姐姐对我说:“你既然也来了,到时候就跟我们一块儿干吧。”1999年3月8日,姐姐和马立军结婚了,他们在福州食品一条街办起了一家“军香西饼屋”(以下简称“军香”)。从此,我便辞去了工作,给姐姐打工。
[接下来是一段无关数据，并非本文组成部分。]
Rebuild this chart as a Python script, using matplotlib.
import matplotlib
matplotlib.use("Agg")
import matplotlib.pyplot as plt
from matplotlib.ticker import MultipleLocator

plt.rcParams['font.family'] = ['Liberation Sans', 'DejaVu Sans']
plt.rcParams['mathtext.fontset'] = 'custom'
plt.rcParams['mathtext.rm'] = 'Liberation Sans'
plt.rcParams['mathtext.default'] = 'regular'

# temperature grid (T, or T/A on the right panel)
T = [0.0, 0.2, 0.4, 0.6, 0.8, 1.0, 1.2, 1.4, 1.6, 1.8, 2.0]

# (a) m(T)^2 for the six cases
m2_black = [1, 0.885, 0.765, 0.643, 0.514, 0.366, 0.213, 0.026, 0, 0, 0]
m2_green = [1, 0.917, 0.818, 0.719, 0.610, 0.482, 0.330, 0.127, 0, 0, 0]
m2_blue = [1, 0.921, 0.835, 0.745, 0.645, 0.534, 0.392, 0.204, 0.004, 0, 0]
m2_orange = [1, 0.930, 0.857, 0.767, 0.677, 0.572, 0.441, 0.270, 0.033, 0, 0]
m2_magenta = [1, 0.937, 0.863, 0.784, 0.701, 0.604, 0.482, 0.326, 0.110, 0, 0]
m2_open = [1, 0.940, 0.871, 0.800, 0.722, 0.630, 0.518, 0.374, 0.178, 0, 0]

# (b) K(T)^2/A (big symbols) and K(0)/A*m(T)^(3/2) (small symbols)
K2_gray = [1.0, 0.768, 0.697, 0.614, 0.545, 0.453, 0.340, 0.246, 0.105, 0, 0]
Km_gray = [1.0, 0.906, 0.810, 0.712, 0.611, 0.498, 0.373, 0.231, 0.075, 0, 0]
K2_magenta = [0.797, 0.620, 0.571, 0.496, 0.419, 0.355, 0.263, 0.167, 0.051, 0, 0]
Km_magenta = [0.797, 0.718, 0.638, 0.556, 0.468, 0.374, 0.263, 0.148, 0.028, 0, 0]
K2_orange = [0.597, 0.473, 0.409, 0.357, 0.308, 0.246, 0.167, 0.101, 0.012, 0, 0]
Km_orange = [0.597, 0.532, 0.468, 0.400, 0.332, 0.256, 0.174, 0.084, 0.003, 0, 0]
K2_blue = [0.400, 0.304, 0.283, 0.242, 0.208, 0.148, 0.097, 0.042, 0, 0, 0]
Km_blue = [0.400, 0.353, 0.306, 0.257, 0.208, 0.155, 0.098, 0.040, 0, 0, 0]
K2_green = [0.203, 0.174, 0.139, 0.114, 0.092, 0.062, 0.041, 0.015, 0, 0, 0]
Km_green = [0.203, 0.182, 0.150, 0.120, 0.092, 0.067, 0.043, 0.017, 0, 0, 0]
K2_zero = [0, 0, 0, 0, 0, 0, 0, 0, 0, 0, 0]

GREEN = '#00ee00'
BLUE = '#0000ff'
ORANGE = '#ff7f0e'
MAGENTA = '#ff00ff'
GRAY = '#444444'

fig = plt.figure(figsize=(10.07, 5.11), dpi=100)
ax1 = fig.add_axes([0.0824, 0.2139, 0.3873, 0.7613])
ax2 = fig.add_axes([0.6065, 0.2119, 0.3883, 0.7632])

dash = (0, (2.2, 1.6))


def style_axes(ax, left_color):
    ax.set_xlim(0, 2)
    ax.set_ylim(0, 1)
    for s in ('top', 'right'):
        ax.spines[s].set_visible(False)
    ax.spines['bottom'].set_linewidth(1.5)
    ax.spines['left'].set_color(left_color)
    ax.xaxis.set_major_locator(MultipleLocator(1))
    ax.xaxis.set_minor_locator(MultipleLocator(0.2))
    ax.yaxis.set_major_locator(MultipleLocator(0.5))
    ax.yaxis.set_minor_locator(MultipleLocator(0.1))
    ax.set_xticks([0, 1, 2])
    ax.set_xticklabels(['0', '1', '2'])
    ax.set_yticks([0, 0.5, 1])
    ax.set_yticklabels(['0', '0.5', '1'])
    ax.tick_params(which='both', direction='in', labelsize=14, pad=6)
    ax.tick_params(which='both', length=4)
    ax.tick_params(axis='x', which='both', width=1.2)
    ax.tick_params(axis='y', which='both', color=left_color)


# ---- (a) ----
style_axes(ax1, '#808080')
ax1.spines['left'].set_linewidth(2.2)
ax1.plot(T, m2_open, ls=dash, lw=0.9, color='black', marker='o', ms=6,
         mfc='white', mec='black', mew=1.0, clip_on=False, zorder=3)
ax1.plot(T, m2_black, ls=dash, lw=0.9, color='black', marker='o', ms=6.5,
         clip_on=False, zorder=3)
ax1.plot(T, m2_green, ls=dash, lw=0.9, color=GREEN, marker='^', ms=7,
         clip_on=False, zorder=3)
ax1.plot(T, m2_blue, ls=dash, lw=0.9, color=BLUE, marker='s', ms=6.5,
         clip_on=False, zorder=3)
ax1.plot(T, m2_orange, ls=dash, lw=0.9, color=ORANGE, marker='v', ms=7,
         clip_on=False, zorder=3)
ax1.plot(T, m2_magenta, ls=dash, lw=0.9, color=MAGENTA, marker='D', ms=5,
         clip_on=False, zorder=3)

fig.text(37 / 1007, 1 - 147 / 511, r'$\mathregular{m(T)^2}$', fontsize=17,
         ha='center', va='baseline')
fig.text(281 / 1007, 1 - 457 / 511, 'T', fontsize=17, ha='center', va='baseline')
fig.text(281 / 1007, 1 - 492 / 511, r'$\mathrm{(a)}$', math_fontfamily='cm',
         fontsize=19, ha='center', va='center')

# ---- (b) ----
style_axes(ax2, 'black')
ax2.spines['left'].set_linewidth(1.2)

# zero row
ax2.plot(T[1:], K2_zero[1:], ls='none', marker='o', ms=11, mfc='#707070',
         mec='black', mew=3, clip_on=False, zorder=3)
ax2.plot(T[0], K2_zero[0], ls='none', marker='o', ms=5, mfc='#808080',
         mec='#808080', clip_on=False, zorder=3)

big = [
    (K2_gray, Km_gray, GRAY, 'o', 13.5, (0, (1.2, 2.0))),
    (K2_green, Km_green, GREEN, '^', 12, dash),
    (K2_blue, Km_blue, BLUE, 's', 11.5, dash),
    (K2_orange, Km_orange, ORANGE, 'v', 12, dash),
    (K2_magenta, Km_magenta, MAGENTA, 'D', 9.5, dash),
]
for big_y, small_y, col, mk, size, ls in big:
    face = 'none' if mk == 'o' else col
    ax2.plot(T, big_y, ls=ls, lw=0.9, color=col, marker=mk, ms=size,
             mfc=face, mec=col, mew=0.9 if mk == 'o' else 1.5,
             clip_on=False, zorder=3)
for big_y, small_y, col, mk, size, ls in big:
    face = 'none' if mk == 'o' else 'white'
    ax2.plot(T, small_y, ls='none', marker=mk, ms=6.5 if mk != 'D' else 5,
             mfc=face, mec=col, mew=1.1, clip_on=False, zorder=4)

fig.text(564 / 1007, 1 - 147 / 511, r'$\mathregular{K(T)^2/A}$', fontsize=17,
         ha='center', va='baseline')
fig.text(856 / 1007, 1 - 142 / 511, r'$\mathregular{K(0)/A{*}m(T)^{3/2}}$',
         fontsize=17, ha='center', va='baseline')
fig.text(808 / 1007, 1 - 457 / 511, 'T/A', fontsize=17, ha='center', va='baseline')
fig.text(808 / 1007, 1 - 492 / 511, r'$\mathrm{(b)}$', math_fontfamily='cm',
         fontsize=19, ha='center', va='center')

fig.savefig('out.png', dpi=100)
由于“军香”的糕点价廉物美,半年以后,“军香”的市场打开了,每天的收入相当可观。看到糕点制作的前景很好,姐姐、姐夫又不失时机地开办了3家连锁店和1个糕点加工厂,招收了一批工人。

猜忌打破了婚姻的平衡

随着生意的扩张,姐夫常常是夜间一两点钟才回来休息,第二天一起身便又忙业务去了。姐姐开始厌倦这种旅店式的生活,脸上常常愁云密布。
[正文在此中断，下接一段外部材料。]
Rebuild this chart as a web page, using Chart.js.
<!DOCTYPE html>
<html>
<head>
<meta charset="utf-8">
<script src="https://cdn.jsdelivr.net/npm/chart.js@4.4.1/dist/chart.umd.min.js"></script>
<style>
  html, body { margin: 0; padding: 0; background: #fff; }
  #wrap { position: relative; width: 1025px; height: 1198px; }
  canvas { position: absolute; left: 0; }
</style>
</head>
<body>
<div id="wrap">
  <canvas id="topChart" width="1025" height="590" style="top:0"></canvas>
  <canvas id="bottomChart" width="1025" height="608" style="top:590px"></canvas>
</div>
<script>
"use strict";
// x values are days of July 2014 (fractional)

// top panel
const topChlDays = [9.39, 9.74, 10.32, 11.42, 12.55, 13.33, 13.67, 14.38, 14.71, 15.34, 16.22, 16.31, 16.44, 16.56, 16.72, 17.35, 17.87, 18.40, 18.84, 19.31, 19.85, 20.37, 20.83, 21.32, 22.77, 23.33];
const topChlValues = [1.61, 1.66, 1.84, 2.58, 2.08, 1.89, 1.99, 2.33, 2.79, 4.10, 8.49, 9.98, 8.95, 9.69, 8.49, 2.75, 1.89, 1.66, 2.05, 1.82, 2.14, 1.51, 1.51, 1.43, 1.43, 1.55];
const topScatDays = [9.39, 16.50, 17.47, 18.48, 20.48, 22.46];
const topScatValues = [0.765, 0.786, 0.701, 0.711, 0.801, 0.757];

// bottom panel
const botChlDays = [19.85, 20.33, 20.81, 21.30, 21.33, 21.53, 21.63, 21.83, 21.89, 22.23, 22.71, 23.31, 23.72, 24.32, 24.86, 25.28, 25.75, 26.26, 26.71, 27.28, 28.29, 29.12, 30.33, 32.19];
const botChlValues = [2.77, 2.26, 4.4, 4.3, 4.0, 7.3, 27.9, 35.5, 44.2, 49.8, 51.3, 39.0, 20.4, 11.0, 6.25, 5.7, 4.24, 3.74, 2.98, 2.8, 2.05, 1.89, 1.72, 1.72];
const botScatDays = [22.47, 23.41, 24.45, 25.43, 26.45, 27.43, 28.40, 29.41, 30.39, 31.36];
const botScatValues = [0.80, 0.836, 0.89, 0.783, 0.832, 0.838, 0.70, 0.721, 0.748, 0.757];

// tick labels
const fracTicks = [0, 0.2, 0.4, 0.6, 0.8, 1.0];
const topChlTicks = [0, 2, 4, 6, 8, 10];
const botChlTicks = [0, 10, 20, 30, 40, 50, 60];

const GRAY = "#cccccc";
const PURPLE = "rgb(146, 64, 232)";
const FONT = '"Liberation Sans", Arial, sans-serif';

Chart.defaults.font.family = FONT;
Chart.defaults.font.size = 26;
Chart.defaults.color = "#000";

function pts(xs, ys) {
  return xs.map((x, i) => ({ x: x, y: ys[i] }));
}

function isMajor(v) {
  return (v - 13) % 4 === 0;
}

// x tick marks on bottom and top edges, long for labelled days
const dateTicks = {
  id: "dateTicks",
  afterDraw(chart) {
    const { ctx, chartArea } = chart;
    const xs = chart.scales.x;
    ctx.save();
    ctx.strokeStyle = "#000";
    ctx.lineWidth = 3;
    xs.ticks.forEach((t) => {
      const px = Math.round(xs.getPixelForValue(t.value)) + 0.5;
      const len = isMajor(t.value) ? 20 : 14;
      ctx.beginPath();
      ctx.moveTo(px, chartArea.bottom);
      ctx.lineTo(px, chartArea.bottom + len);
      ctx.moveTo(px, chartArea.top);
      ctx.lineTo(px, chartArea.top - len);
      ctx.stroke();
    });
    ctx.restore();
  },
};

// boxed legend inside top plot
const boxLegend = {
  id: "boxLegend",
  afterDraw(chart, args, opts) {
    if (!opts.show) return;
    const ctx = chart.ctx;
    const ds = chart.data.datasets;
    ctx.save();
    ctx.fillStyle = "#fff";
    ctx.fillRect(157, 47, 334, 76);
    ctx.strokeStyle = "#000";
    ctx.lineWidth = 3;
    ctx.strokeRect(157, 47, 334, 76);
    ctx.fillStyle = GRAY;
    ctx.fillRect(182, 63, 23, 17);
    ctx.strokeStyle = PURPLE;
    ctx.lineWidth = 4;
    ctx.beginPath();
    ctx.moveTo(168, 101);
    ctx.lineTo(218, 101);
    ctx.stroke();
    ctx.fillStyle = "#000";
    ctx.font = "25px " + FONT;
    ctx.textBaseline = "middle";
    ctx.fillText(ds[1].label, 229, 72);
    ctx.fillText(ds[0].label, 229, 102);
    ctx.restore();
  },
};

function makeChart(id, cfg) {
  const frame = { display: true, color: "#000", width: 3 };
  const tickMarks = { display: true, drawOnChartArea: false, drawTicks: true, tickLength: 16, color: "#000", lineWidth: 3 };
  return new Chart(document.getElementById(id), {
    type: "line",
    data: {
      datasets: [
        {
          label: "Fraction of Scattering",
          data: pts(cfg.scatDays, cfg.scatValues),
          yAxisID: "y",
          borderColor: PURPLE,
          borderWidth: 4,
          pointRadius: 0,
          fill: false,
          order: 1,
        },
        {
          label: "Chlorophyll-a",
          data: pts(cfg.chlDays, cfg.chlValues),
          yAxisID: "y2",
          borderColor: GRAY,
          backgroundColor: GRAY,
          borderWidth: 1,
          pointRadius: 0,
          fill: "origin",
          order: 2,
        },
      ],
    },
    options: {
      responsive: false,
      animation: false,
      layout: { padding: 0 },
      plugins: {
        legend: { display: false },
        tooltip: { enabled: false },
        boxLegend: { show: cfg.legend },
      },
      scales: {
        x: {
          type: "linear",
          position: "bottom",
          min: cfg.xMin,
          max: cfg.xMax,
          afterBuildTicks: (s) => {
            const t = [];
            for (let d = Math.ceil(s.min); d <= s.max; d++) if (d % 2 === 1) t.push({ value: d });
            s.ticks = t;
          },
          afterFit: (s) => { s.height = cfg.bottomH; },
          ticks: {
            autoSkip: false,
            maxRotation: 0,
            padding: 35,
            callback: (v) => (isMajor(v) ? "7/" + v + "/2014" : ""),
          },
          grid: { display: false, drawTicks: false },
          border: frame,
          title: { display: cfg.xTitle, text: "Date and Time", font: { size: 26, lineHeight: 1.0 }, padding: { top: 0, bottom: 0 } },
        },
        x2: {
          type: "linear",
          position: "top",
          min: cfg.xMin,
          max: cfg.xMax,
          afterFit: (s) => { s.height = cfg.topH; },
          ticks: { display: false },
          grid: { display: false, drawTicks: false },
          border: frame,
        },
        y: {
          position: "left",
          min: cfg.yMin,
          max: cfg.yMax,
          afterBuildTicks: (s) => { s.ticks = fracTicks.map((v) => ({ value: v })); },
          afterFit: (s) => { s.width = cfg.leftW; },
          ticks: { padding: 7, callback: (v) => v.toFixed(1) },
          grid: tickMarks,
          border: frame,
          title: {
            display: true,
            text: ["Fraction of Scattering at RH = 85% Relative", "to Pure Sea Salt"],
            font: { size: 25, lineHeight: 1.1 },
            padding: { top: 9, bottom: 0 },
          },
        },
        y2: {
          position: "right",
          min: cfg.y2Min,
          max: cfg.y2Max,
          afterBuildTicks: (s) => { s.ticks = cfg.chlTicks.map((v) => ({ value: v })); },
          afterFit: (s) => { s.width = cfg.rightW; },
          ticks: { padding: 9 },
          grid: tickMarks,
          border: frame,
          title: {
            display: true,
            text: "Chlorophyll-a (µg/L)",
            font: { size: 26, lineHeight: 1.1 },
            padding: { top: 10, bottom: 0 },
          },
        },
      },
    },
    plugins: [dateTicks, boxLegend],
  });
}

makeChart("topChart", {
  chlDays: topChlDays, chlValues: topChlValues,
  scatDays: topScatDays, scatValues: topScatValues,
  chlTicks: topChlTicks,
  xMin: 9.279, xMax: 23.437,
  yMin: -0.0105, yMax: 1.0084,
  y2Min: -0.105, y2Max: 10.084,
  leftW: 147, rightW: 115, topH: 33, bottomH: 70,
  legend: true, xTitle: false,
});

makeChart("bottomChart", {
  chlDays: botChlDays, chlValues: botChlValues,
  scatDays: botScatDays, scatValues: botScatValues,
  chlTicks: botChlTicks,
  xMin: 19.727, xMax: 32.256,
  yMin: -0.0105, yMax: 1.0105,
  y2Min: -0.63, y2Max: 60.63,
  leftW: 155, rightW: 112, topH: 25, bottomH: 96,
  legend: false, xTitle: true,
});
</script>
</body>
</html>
1999年8月的一天傍晚,姐夫打电话回来说,因为有个应酬,他可能要回来晚一些。放下话筒,姐姐的眼泪就涌了出来,饭也不吃就要去找姐夫。

那天晚上,姐姐和姐夫很晚才回来,我为他们开门时,发现姐姐披头散发,满脸是泪;而姐夫衣冠不整,脸上还有几道被抓的伤痕……那天夜里,姐姐跟姐夫闹得天翻地覆。我过去劝架时,姐夫已经摔门而去。姐姐趴在我的肩上泪水涟涟地说:“你姐夫手里有了点钱,就在外面拈花惹草,以后的日子怎么过呀……”
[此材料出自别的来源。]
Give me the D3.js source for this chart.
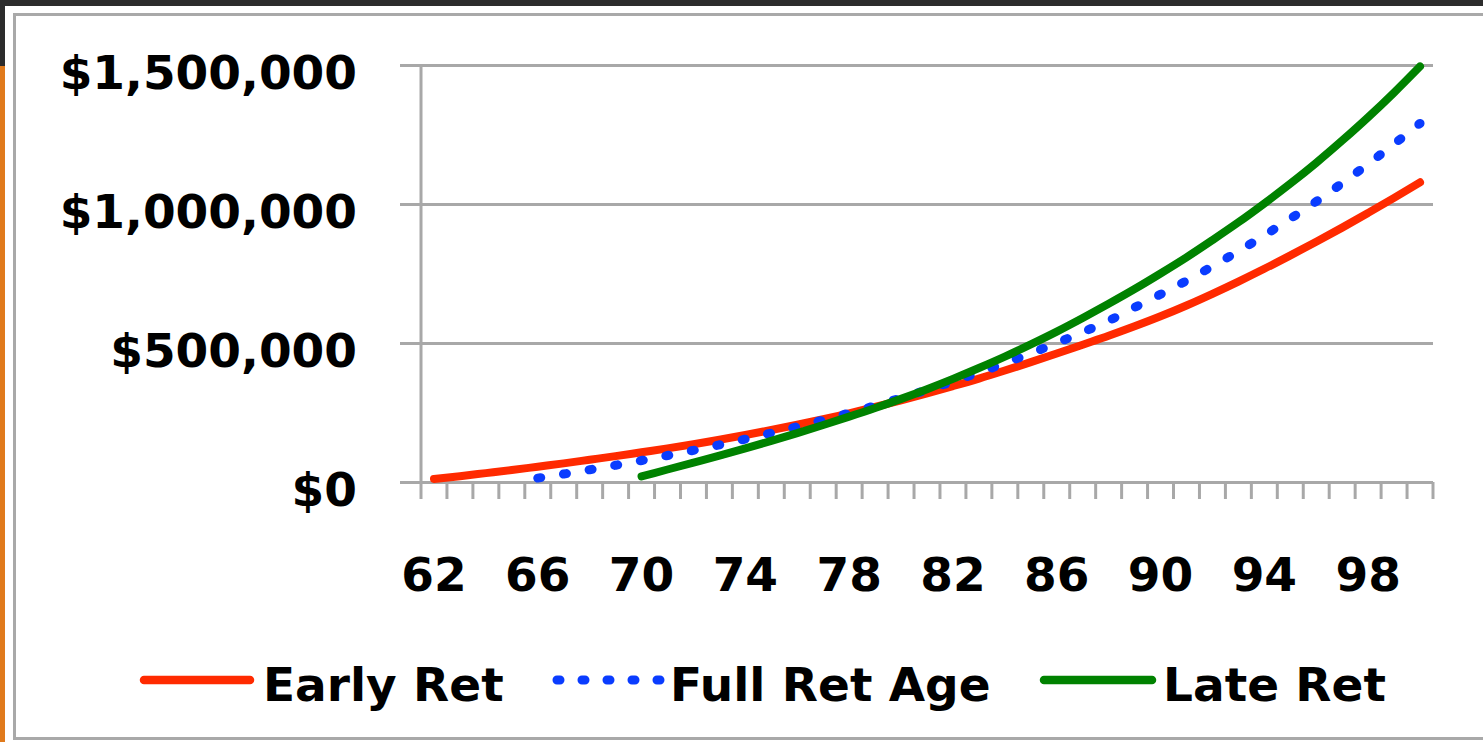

听了姐姐的哭诉,我也感到很气愤,第二天便去找姐夫。姐夫却一肚子的委屈——原来,昨天晚上,姐夫正在与一个30多岁的女老板签购货合同,她是福州食品大市场的一个老板!姐姐这一闹,生意全黄了!

姐夫说:“你姐无中生有地跟我胡闹,我还怎么在外面做事?”我也觉得姐夫并没有做错什么,就去劝姐姐,可姐姐听不进去。在以后的日子里,争吵不断升级,更加剧了姐夫的逆反心理,他整日与酒为伍,无心经营。他甚至常常彻夜不归……

2004年3月的一天下午,姐姐出去进原料了。突然,电话铃响了。我拿起话筒,是一个女人的声音。她问我是马老板的什么人,我说:“马老板是我姐夫。你有事可以跟我说。”那女人立即用一副阴阳怪气的腔调对我说:“你可以告诉你姐,马立军向我借了2万元钱未还。他曾向我承诺,‘军香’有一批上等货要低价抵押给我,可为啥又迟迟不送货来?”

近几个月来,姐姐和姐夫只顾吵闹,都无心经营,生意一落千丈。我曾给“军香”盘点过一次。真是不盘不知道,一盘吓一跳,扣掉每月的房租、工人工资、各项税费和日常开销后,再加上变质霉烂的材料,短短的3个多月里,“军香”已经出现严重亏损,可以说走到了倒闭的边缘,如果再把成品拿去抵债,“军香”只有马上关门!我听着那个女人的声音颇为耳熟,正想问她是谁,可那女人却挂断了电话……

我相信这一切都是真的,但却不敢告诉姐姐。

我帮姐姐挽救婚姻

2004年12月初的一个晚上,我背起收拾好的行囊,悄悄走了出来——既然我无法调和他们之间的这种矛盾,离开就是一种最佳的选择。